• Do this
From the records below, please print only the lines from the one containing "Rebuild this chart" through the one containing "ax_back.patch.set_alpha(0)", both included. Skip the pictures.

• Source records
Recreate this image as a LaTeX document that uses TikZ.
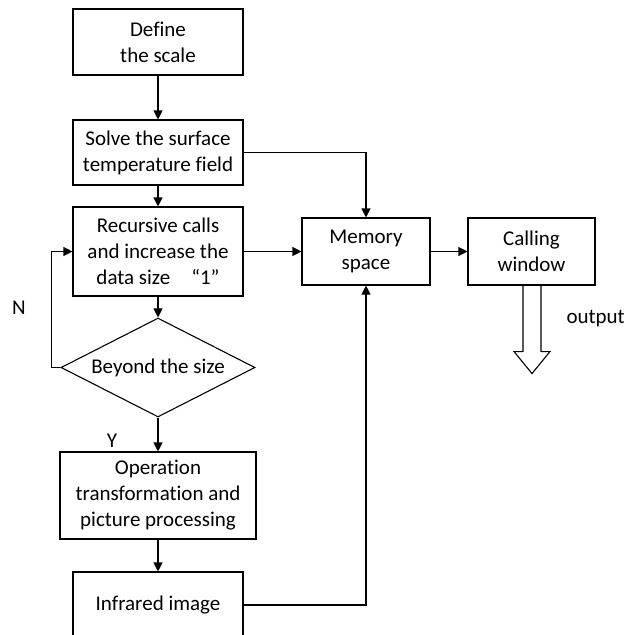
\documentclass[tikz,border=0pt]{standalone}
\usepackage{fontspec}
\setmainfont{Carlito}[RawFeature={-liga}]
\usetikzlibrary{shapes.geometric,arrows.meta,calc}
\begin{document}
\begin{tikzpicture}[x=1pt,y=-1pt,
  font=\fontsize{21}{26}\selectfont,
  line width=1.1pt,
  box/.style={draw,rectangle,inner sep=0pt,align=center},
  dec/.style={draw,diamond,inner sep=0pt,aspect=1.96,minimum width=194pt,minimum height=99pt},
  arr/.style={-{Triangle[length=9pt,width=9pt]}},
  lbl/.style={inner sep=0pt}]
\clip (0,0) rectangle (627,635);
\useasboundingbox (0,0) rectangle (627,635);
\node[box,minimum width=170pt,minimum height=66pt] (b1) at (158,42) {Define\\the scale};
\node[box,minimum width=170pt,minimum height=65pt] (b2) at (158,152.5) {Solve the surface\\temperature field};
\node[box,minimum width=170pt,minimum height=89pt] (b3) at (158,251.5) {Recursive calls\\and increase the\\data size\quad “1”};
\node[dec] (d) at (158,367.5) {Beyond the size};
\node[box,minimum width=196pt,minimum height=87pt] (b4) at (158,495.5) {Operation\\transformation and\\picture processing};
\node[box,minimum width=170pt,minimum height=66pt] (b5) at (158,605) {Infrared image};
\node[box,minimum width=128pt,minimum height=67pt] (mem) at (366,251.5) {Memory\\space};
\node[box,minimum width=127pt,minimum height=67pt] (cw) at (531.5,251.5) {Calling\\window};
\node[lbl] (n) at (19,308) {N};
\node[lbl] (y) at (112,441) {Y};
\node[lbl,anchor=west] (out) at (566,319) {output};
\draw[arr] (b1.south) -- (b2.north);
\draw[arr] (b2.south) -- (b3.north);
\draw[arr] (b3.south) -- (d.north);
\draw[arr] (d.south) -- (b4.north);
\draw[arr] (b4.south) -- (b5.north);
\draw[arr] (d.west) -- ++(-9,0) |- (b3.west);
\draw[arr] (b2.east) -| (mem.north);
\draw[arr] (b3.east) -- (mem.west);
\draw[arr] (b5.east) -| (mem.south);
\draw[arr] (mem.east) -- (cw.west);
\draw[line join=miter] ($(cw.south)+(-8.5,0)$) -- ++(0,66) -- ++(-9,0) -- ++(18,22) -- ++(18,-22) -- ++(-9,0) -- ++(0,-66);
\end{tikzpicture}
\end{document}
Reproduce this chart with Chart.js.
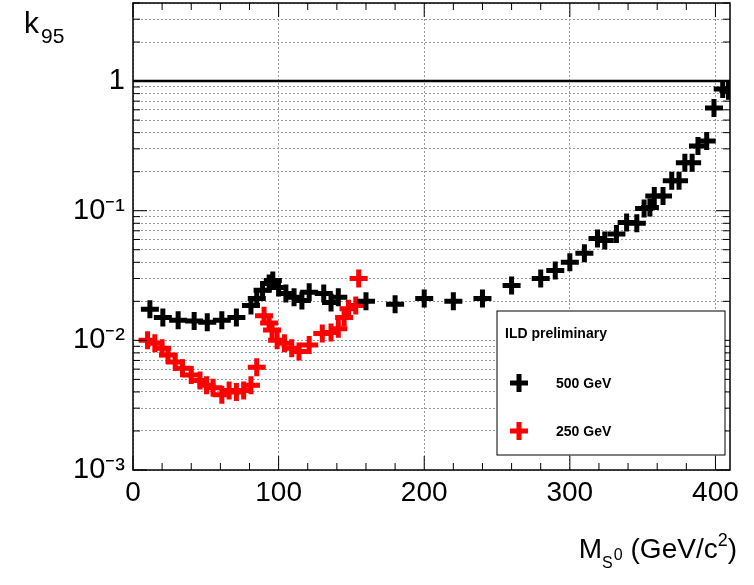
<!DOCTYPE html>
<html><head><meta charset="utf-8">
<script src="https://cdn.jsdelivr.net/npm/chart.js@4"></script>
<style>html,body{margin:0;padding:0;background:#fff;overflow:hidden}#w{width:754px;height:596px;margin-top:-11px}</style>
</head><body><div id="w"><canvas id="c"></canvas></div>
<script>
const mass500 = [11.6,20.5,31,42,51,61,71,81,85,89,93.5,96,100,105,110.6,116,121,131,136,141,160,180,200,220,240,260,280,290,300,310,319,324,332,339,346,351,355,358,364,370,375,379,384,388,394,399,405,409];
const k500 = [0.0174,0.015,0.0143,0.0141,0.0138,0.0143,0.015,0.0186,0.021,0.0243,0.0275,0.029,0.0256,0.023,0.0215,0.0203,0.0235,0.023,0.0196,0.0215,0.020,0.019,0.021,0.020,0.021,0.0265,0.030,0.0345,0.040,0.047,0.061,0.059,0.066,0.081,0.080,0.104,0.106,0.13,0.13,0.17,0.17,0.234,0.234,0.316,0.345,0.62,0.87,0.84];
const mass250 = [10,15,20,24,29,34,40,46,50.5,55,61,66,71,76,81,85,90,93.5,95.5,99,104,109,114,121,130,136,141,145,148,153,155];
const k250 = [0.010,0.0095,0.0087,0.0077,0.0068,0.0061,0.0054,0.0049,0.0045,0.0043,0.0038,0.0041,0.0040,0.0041,0.0045,0.0062,0.0155,0.0136,0.012,0.010,0.0095,0.0087,0.0082,0.0092,0.0113,0.0115,0.0123,0.015,0.0175,0.0186,0.030];
const legendTitle = "ILD preliminary";
const xTicks = [0,100,200,300,400];
const F = "'Liberation Sans', Arial, sans-serif";
const sup = {'-':'⁻','1':'¹','2':'²','3':'³'};
function toPts(xs,ys){return xs.map((x,i)=>({x:x,y:ys[i]}));}
const extras = {
  id:'extras',
  afterDraw(ch){
    const c=ch.ctx, a=ch.chartArea;
    c.save();
    c.strokeStyle='#000'; c.lineWidth=1.5;
    c.strokeRect(a.left,a.top,a.right-a.left,a.bottom-a.top);
    const xs=ch.scales.x, ys=ch.scales.y;
    c.lineWidth=1;
    for(let v=0; v<=410; v+=20){const p=xs.getPixelForValue(v); const L=(v%100===0)?14:7;
      c.beginPath();c.moveTo(p,a.bottom);c.lineTo(p,a.bottom-L);c.stroke();
      c.beginPath();c.moveTo(p,a.top);c.lineTo(p,a.top+L);c.stroke();}
    for(let d=-3; d<=0; d++) for(let m=1;m<=9;m++){const v=m*Math.pow(10,d); if(v>4) continue;
      const p=ys.getPixelForValue(v); const L=m===1?14:7;
      c.beginPath();c.moveTo(a.left,p);c.lineTo(a.left+L,p);c.stroke();
      c.beginPath();c.moveTo(a.right,p);c.lineTo(a.right-L,p);c.stroke();}
    c.translate(0,11);
    c.fillStyle='#000'; c.font='30px '+F; c.textBaseline='alphabetic';
    c.textAlign='left'; c.fillText('k',24,33); c.font='21px '+F; c.fillText('95',41,43);
    let x=737;
    const parts=[['(GeV/c',28,0],['2',18,-12],[')',28,0]];
    let widths=parts.map(p=>{c.font=p[1]+'px '+F;return c.measureText(p[0]).width;});
    let tot=widths.reduce((s,w)=>s+w,0);
    let sx=x-tot;
    parts.forEach((p,i)=>{c.font=p[1]+'px '+F;c.fillText(p[0],sx,558+p[2]);sx+=widths[i];});
    sx=x-tot-8;
    c.font='16px '+F; const w0=c.measureText('0').width;
    c.fillText('0',sx-w0,560); const wS=c.measureText('S').width;
    c.fillText('S',sx-w0-wS-1,568);
    c.font='28px '+F; const wM=c.measureText('M').width; c.fillText('M',sx-w0-wS-wM-1,558);
    const bx=497,by=311,bw=228,bh=144;
    c.fillStyle='#fff'; c.fillRect(bx,by,bw,bh);
    c.strokeStyle='#000'; c.lineWidth=1; c.strokeRect(bx,by,bw,bh);
    c.fillStyle='#000'; c.font='bold 14px '+F; c.fillText(legendTitle,505,338);
    ch.data.datasets.slice(0,2).forEach((ds,i)=>{
      const yy=i===0?383:431;
      c.strokeStyle=ds.borderColor; c.lineWidth=5;
      c.beginPath();c.moveTo(519,yy-9);c.lineTo(519,yy+9);c.moveTo(510,yy);c.lineTo(528,yy);c.stroke();
      c.fillStyle='#000'; c.font='bold 14px '+F; c.fillText(ds.label,556,yy+5);
    });
    c.restore();
  }
};
new Chart(document.getElementById('c'),{
  type:'scatter',
  data:{datasets:[
    {label:'500 GeV',data:toPts(mass500,k500),pointStyle:'cross',pointRadius:9,pointBorderWidth:5,borderColor:'#000',backgroundColor:'#000',pointHoverRadius:9},
    {label:'250 GeV',data:toPts(mass250,k250),pointStyle:'cross',pointRadius:9,pointBorderWidth:5,borderColor:'#f00',backgroundColor:'#f00',pointHoverRadius:9},
    {label:'k=1',type:'line',data:[{x:0,y:1},{x:410,y:1}],borderColor:'#000',borderWidth:2.5,pointRadius:0}
  ]},
  options:{
    responsive:true,maintainAspectRatio:false,animation:false,
    layout:{padding:{left:0,right:24,top:3,bottom:0}},
    plugins:{legend:{display:false},tooltip:{enabled:false}},
    scales:{
      x:{type:'linear',min:0,max:410,
        afterBuildTicks(s){s.ticks=xTicks.map(v=>({value:v}));},
        ticks:{font:{family:F,size:28},color:'#000',padding:6,maxRotation:0},
        grid:{color:'#999',drawTicks:false},border:{display:false,dash:[2,2]},
        afterFit(s){s.height=115;s.paddingLeft=0;s.paddingRight=0;}},
      y:{type:'logarithmic',min:0.001,max:4,
        afterBuildTicks(s){const t=[];for(let d=-3;d<=0;d++)for(let m=1;m<=9;m++){const v=m*Math.pow(10,d);if(v<=4)t.push({value:v});}s.ticks=t;},
        ticks:{font:{family:F,size:29},color:'#000',padding:8,autoSkip:false,
          callback(v){const l=Math.log10(v);if(Math.abs(l-Math.round(l))>1e-6)return '';const r=Math.round(l);if(r===0)return '1';return '10'+String(r).split('').map(ch=>sup[ch]).join('');}},
        grid:{color:'#999',drawTicks:false},border:{display:false,dash:[2,2]},
        afterFit(s){s.width=133;s.paddingTop=0;s.paddingBottom=0;}}
    }
  },
  plugins:[extras]
});
</script></body></html>
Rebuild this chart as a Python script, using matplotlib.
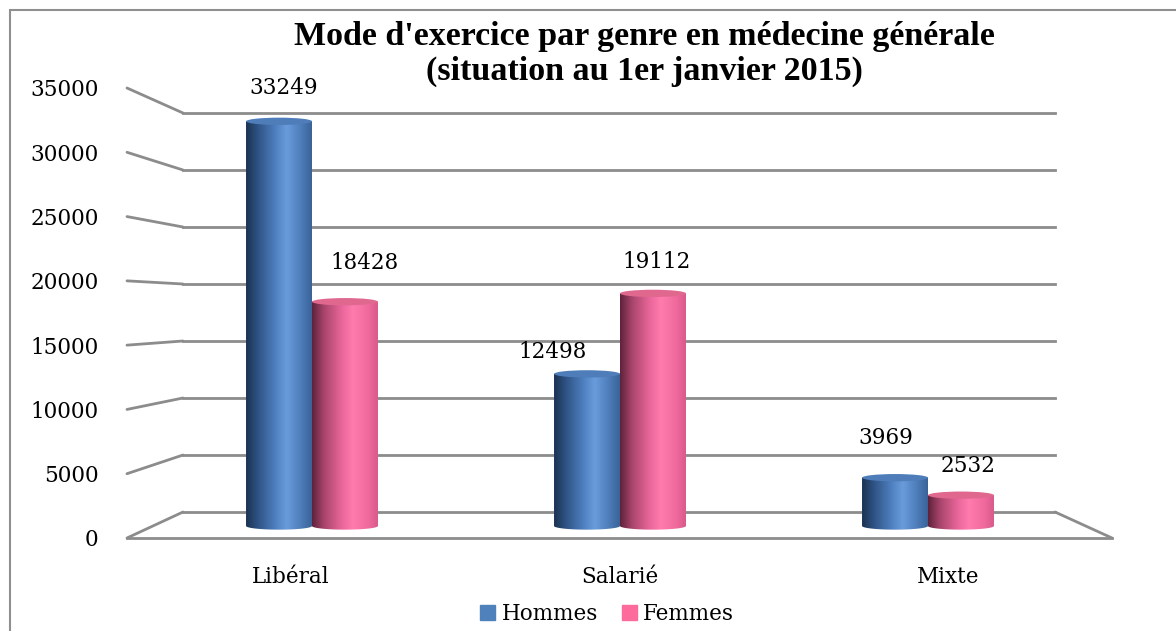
import matplotlib.pyplot as plt
import numpy as np
from matplotlib.patches import Rectangle, Ellipse, PathPatch, Patch, ConnectionPatch
from matplotlib.path import Path

# données
categories = ['Libéral', 'Salarié', 'Mixte']
hommes = [33249, 12498, 3969]
femmes = [18428, 19112, 2532]
yticks = [0, 5000, 10000, 15000, 20000, 25000, 30000, 35000]
series_names = ['Hommes', 'Femmes']
title_lines = ["Mode d'exercice par genre en médecine générale", "(situation au 1er janvier 2015)"]

W, H = 1176, 631
fig = plt.figure(figsize=(W / 100, H / 100), dpi=100)
fig.patch.set_facecolor('white')
serif = 'DejaVu Serif'
grid_col = '#8c8c8c'


def px_axes(x0, ytop, x1, ybot, **kw):
    return fig.add_axes([x0 / W, 1 - ybot / H, (x1 - x0) / W, (ybot - ytop) / H], **kw)


# cadre extérieur
fig.patches.append(Rectangle((10 / W, -0.1), 1.2, 1 - 10 / H + 0.1, transform=fig.transFigure,
                             fill=False, edgecolor='#8f8f8f', lw=1.5))

# mur du fond (grille)
ax_back = px_axes(183, 113, 1055, 512)
ax_back.set_ylim(0, 35000)
ax_back.set_xlim(0, 1)
ax_back.set_yticks(yticks)
ax_back.yaxis.grid(True, color=grid_col, lw=2)
for gl in ax_back.get_ygridlines():
    gl.set_clip_on(False)
ax_back.tick_params(left=False, labelleft=False, bottom=False, labelbottom=False)
for s in ax_back.spines.values():
    s.set_visible(False)
ax_back.patch.set_alpha(0)

# axe avant (graduations + catégories)
ax_front = px_axes(127, 88, 1112, 538)
ax_front.set_ylim(0, 35000)
ax_front.set_xlim(-0.5, 2.5)
ax_front.set_yticks(yticks)
ax_front.set_yticklabels([str(t) for t in yticks], fontsize=15.5, family=serif)
ax_front.set_xticks(range(len(categories)))
ax_front.set_xticklabels(categories, fontsize=15.5, family=serif)
ax_front.tick_params(left=False, bottom=False, pad=17)
ax_front.tick_params(axis='x', pad=17)
for k, s in ax_front.spines.items():
    s.set_visible(k == 'bottom')
ax_front.spines['bottom'].set_color(grid_col)
ax_front.spines['bottom'].set_linewidth(2)
ax_front.patch.set_alpha(0)

# lignes obliques entre l'avant et le fond
for t in yticks:
    fig.add_artist(ConnectionPatch(xyA=(0, t), coordsA=ax_front.get_yaxis_transform(),
                                   xyB=(0, t), coordsB=ax_back.get_yaxis_transform(),
                                   color=grid_col, lw=2))
fig.add_artist(ConnectionPatch(xyA=(1, 0), coordsA=ax_front.get_yaxis_transform(),
                               xyB=(1, 0), coordsB=ax_back.get_yaxis_transform(),
                               color=grid_col, lw=2))

# barres (cylindres) ; l'axe descend un peu sous 0 pour le fond arrondi
ymin = -1000
ax = px_axes(158, 100, 1082, 526 - ymin * 426 / 35000)
ax.set_xlim(-0.5, 2.5)
ax.set_ylim(ymin, 35000)
ax.axis('off')
ax.patch.set_alpha(0)

bw = 0.214
x = np.arange(len(categories))
blue_stops = [(0, '#1c3250'), (0.18, '#2f5385'), (0.45, '#4f80c0'), (0.62, '#6a9bdb'),
              (0.82, '#4f7fbc'), (1, '#3a6398')]
pink_stops = [(0, '#5e223b'), (0.18, '#a8456b'), (0.45, '#e8669a'), (0.62, '#ff7bad'),
              (0.85, '#f06a9e'), (1, '#d95a8b')]
top_cols = ['#4e7db9', '#e0688f']
base_cols = ['#4f81bd', '#fd6a9c']
ell_h = 600


def gradient(stops, n=200):
    pos = [p for p, _ in stops]
    rgb = np.array([plt.matplotlib.colors.to_rgb(c) for _, c in stops])
    xs = np.linspace(0, 1, n)
    return np.stack([np.interp(xs, pos, rgb[:, i]) for i in range(3)], axis=-1)[None, :, :]


label_offsets = [[(5, 33), (-34, 22), (-9, 40)], [(20, 39), (4, 31), (7, 29)]]

for si, (vals, stops) in enumerate([(hommes, blue_stops), (femmes, pink_stops)]):
    bars = ax.bar(x + (si - 0.5) * bw, vals, width=bw, color=base_cols[si], zorder=2)
    img = gradient(stops)
    for bi, b in enumerate(bars):
        x0, w, h = b.get_x(), b.get_width(), b.get_height()
        th = np.linspace(np.pi, 2 * np.pi, 30)
        arc = np.column_stack([x0 + w / 2 + w / 2 * np.cos(th), ell_h / 2 * np.sin(th)])
        verts = np.vstack([[x0, h], arc, [x0 + w, h], [x0, h]])
        codes = [Path.MOVETO] + [Path.LINETO] * (len(verts) - 2) + [Path.CLOSEPOLY]
        clip = PathPatch(Path(verts, codes), transform=ax.transData, fc='none', ec='none')
        ax.add_patch(clip)
        im = ax.imshow(img, extent=(x0, x0 + w, -ell_h, h), aspect='auto',
                       interpolation='bilinear', zorder=3)
        im.set_clip_path(clip)
        ax.add_patch(Ellipse((x0 + w / 2, h), w, ell_h, fc=top_cols[si], ec='none', zorder=4))
        dx, dy = label_offsets[si][bi]
        ax.annotate(str(vals[bi]), xy=(x0 + w / 2, h), xytext=(dx, dy),
                    textcoords='offset pixels', ha='center', va='center',
                    fontsize=15.5, family=serif, annotation_clip=False)
ax.set_xlim(-0.5, 2.5)
ax.set_ylim(ymin, 35000)

# titre (deux lignes)
for line, yc in zip(title_lines, [37, 71]):
    fig.text(644 / W, 1 - yc / H, line, ha='center', va='center', fontsize=24.5,
             fontweight='bold', family='Liberation Serif')

# légende
handles = [Patch(color=base_cols[i], label=series_names[i]) for i in range(2)]
fig.legend(handles=handles, loc='center', bbox_to_anchor=(607 / W, 1 - 614 / H), ncol=2,
           frameon=False, prop={'family': serif, 'size': 15.5}, handlelength=0.7,
           handleheight=0.7, handletextpad=0.3, columnspacing=1.1)

fig.savefig('out.png', dpi=100)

• Task solution
Rebuild this chart as a Python script, using matplotlib.
import matplotlib.pyplot as plt
import numpy as np
from matplotlib.patches import Rectangle, Ellipse, PathPatch, Patch, ConnectionPatch
from matplotlib.path import Path

# données
categories = ['Libéral', 'Salarié', 'Mixte']
hommes = [33249, 12498, 3969]
femmes = [18428, 19112, 2532]
yticks = [0, 5000, 10000, 15000, 20000, 25000, 30000, 35000]
series_names = ['Hommes', 'Femmes']
title_lines = ["Mode d'exercice par genre en médecine générale", "(situation au 1er janvier 2015)"]

W, H = 1176, 631
fig = plt.figure(figsize=(W / 100, H / 100), dpi=100)
fig.patch.set_facecolor('white')
serif = 'DejaVu Serif'
grid_col = '#8c8c8c'


def px_axes(x0, ytop, x1, ybot, **kw):
    return fig.add_axes([x0 / W, 1 - ybot / H, (x1 - x0) / W, (ybot - ytop) / H], **kw)


# cadre extérieur
fig.patches.append(Rectangle((10 / W, -0.1), 1.2, 1 - 10 / H + 0.1, transform=fig.transFigure,
                             fill=False, edgecolor='#8f8f8f', lw=1.5))

# mur du fond (grille)
ax_back = px_axes(183, 113, 1055, 512)
ax_back.set_ylim(0, 35000)
ax_back.set_xlim(0, 1)
ax_back.set_yticks(yticks)
ax_back.yaxis.grid(True, color=grid_col, lw=2)
for gl in ax_back.get_ygridlines():
    gl.set_clip_on(False)
ax_back.tick_params(left=False, labelleft=False, bottom=False, labelbottom=False)
for s in ax_back.spines.values():
    s.set_visible(False)
ax_back.patch.set_alpha(0)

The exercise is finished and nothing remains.